You might think that DP Jeff Cronenweth, having worked with director David Fincher on Fight Club, and garnering Oscar and ASC nods with the same director for his work on The Social Network was automatically set to shoot the American adaptation of The Girl with the Dragoon Tattoo.

But Fincher was going for a “Swedish feel,” on the film, as Cronenweth recounts, and using a lot of cast and crew from that country.

Which, he thought, meant that he’d be on other projects until such time as he and Fincher met again. That turned out to be more or less right away, as Cronenweth found himself shooting  in Miami, after the director was a week or two into work on his new film. But then he saw he had a call from Tattoo’s assistant A.D., and “I knew what was up.”

He flew over to meet the director and found himself the new D.P. It was his “first time taking over for someone,” which he acknowledges isn’t really a situation you “want to see.” But everyone “was supportive, and David and I had a long-standing relationship.”

But the Swedish influences were still profound – not only were director and DP both consciously aware of the influences of the great Scandinavian cinematographer Sven Nykvist, but “the weather and winters of Sweden are secondary characters in the movie.”

Which allowed additional faithfulness to the source material, as Fincher was “determined to stay true to the book as much as he could.”

That faithfulness included spending time shooting in Stockholm and (Swedish) Lapland, as well as scenes in Zurich, London, Norway and sound stages in  L.A. But of the Swedish locations, Cronenweth notes Nykvist’s trademark “Swedish soft lights” are the results of limited sunlight and lots of winter haze. “You’re surrounded by so much water – the moisture adds to it,” he said.

Rooney Mara and Daniel Craig star in Columbia Pictures’ The Girl With The Dragon Tattoo.

It also adds to tricky shooting conditions, as he recalled one night-set motorcycle chase requiring constant de-icing of the roads. And yet for all the days of short sun and plunging temperatures, there was much given back, visually. “The country has a long history,” he said, and all the interiors – the “stone, wood and fireplaces” – evoked that richness and history on film.

And by “film,” of course, we mean digits. Shooting began on a Red One, but during production “the (Red) Epic had just been released,” so that was worked into production, especially once Sony’s Spiderman reboot wrapped, and “we got all their (data) cards!”

Cronenweth thinks the digital era in cinematography has pretty much fully arrived, citing his fellow nominee (and “one of the masters”) from last year, Roger Deakins, who shot the recent In Time on an Arri Alexa and announced, “there’s no reason to go back.”

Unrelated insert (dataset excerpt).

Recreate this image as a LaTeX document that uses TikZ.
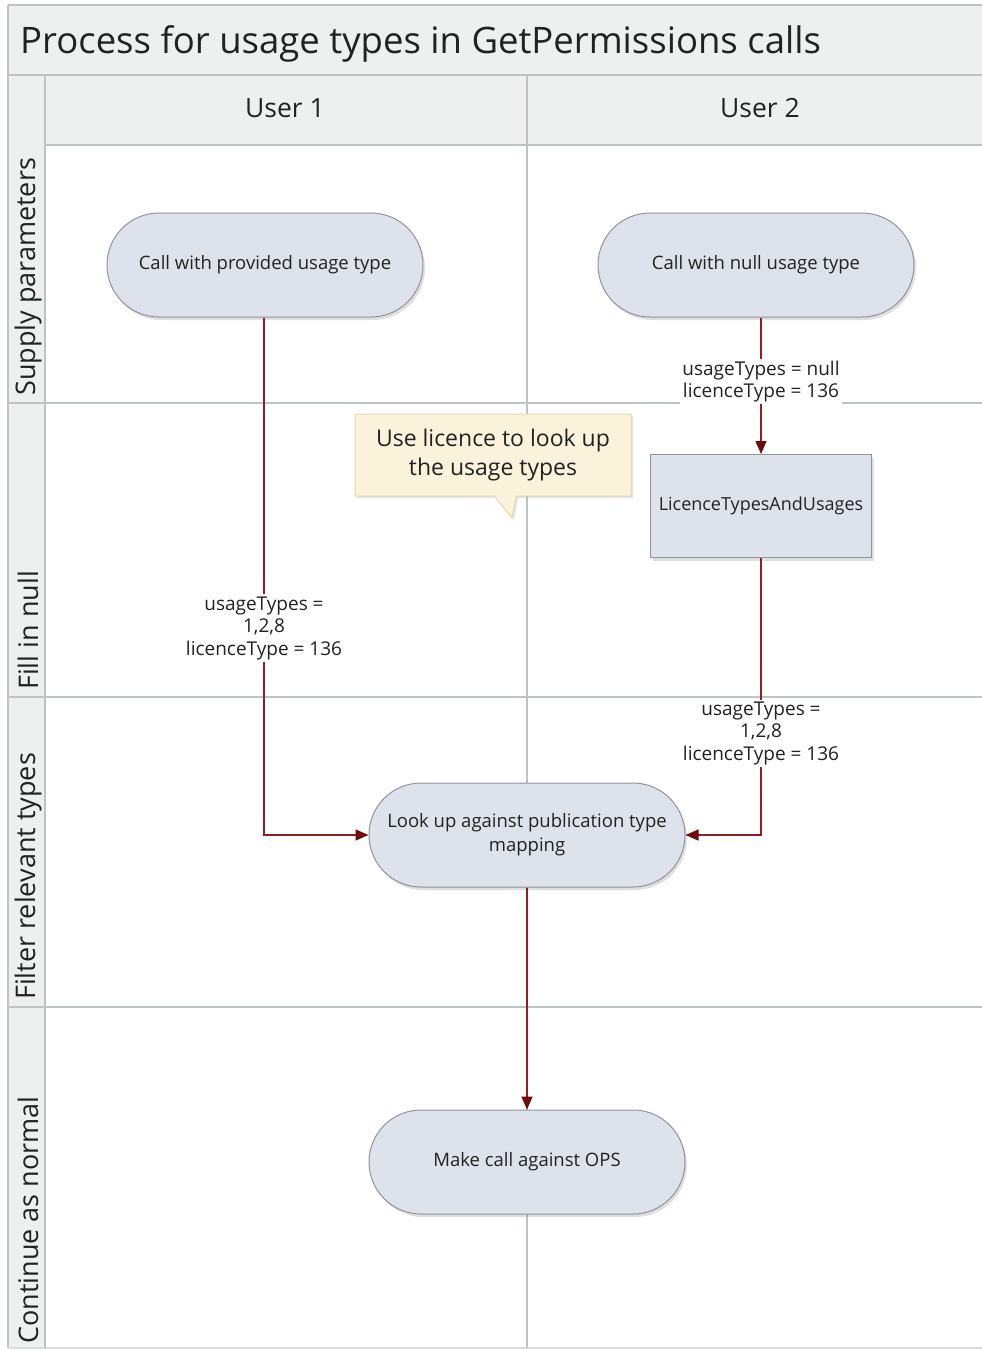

Of course, not going back has its complications. As Cronenweth says of his craft, “it’s important to be around for color correction.” But of course, much of that happens in post, when most DPs aren’t paid to stick around

In Cronenweth’s case, his steady commercial work allowed him the flexibility to stay involved and make sure not only the tattoos in Tattoo looked like they were supposed to, a strategy which he describes as “trying to earn a living while being available.”

Whether this same team reunites for an English-language adaptation of the second of Larsson’s books remains to be seen, but Fincher, meanwhile, is prepping a Captain Nemo tentpole at Disney (along with the TV series House of Cards), and Cronenweth is putatively involved in a different kind of international thriller for another director – where terrain is likely to be a character, too, just not the snowy/misty kind.

That geography waits to be explored in a subsequent “contender” season.